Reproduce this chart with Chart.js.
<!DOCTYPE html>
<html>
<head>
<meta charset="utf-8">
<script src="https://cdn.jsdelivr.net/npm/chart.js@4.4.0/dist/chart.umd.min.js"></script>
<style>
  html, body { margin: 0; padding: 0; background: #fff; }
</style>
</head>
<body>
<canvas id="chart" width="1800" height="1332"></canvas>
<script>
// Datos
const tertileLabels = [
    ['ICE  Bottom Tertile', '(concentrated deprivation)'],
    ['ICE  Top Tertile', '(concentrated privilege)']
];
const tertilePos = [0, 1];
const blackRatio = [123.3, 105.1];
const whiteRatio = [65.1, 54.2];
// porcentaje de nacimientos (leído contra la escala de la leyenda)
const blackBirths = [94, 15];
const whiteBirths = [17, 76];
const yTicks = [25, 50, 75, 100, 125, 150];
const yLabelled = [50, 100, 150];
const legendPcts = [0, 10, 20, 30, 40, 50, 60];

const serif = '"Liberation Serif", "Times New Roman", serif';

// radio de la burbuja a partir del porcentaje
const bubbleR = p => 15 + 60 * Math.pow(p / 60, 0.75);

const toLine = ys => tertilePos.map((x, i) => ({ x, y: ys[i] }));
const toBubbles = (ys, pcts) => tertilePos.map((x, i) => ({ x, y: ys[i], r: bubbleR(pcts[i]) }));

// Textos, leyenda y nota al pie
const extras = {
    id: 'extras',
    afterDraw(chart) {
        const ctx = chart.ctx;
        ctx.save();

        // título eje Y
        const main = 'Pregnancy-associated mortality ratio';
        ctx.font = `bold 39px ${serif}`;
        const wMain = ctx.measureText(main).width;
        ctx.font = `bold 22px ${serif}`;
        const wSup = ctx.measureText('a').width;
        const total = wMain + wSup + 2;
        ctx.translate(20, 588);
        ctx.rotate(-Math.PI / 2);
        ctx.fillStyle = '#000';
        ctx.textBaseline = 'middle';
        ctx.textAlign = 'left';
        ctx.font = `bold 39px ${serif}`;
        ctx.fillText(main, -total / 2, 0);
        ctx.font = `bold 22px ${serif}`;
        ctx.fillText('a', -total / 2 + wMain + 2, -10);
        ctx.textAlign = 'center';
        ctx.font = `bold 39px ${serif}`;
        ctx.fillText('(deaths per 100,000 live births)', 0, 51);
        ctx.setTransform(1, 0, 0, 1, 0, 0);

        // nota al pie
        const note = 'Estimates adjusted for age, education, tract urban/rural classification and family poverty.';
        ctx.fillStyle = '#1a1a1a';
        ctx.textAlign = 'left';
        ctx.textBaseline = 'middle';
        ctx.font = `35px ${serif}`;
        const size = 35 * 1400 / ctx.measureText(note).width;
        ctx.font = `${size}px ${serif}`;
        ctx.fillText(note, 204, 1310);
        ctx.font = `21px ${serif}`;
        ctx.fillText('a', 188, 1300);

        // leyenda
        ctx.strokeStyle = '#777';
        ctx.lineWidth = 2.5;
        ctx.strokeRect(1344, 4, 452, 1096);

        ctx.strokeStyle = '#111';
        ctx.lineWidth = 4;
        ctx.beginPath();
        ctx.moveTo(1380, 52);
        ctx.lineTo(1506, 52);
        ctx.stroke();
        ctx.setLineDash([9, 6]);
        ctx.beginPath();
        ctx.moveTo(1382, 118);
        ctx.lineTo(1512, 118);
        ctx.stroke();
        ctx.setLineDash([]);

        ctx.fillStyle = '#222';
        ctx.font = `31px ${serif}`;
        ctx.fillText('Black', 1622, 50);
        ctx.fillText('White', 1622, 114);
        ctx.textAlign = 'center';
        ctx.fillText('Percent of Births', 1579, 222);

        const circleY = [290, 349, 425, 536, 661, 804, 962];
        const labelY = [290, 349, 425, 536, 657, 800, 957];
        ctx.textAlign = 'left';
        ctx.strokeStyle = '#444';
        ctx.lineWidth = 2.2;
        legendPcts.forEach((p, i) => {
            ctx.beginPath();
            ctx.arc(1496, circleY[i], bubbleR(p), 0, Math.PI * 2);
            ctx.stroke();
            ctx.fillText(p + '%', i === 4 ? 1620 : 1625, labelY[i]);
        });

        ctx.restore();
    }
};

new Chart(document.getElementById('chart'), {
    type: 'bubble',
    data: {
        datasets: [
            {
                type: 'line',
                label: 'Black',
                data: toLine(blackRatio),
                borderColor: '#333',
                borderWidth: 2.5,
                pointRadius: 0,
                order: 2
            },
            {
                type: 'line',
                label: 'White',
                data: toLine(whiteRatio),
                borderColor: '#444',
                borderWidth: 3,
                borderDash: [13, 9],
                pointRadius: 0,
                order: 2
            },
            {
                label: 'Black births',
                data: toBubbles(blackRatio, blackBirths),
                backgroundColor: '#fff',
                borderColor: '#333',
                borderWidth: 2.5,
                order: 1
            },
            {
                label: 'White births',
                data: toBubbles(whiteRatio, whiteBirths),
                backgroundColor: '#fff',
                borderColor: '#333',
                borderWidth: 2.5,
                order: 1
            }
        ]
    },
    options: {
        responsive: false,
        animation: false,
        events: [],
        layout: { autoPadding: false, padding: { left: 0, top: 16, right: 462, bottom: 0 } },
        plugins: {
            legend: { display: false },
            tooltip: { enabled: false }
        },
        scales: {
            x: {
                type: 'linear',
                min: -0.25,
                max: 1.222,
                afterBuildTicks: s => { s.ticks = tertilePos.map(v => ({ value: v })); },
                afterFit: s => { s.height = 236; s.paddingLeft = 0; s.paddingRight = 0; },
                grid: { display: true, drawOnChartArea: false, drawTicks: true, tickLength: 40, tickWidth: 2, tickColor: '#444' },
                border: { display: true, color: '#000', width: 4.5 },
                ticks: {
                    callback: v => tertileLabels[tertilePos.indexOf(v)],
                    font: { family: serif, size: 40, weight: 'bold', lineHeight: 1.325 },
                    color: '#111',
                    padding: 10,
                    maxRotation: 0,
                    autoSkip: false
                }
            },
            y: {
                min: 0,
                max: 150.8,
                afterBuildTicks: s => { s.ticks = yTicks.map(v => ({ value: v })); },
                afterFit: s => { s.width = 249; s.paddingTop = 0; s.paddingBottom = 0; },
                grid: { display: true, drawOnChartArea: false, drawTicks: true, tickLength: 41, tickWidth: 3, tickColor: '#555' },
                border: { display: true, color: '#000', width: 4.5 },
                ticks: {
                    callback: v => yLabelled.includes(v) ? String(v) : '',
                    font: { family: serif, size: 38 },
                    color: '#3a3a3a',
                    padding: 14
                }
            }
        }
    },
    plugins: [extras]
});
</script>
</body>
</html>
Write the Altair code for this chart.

- [REQUEST] Count every line of the material above that holds the string "this", then state only the total.

- [SOLUTION] 2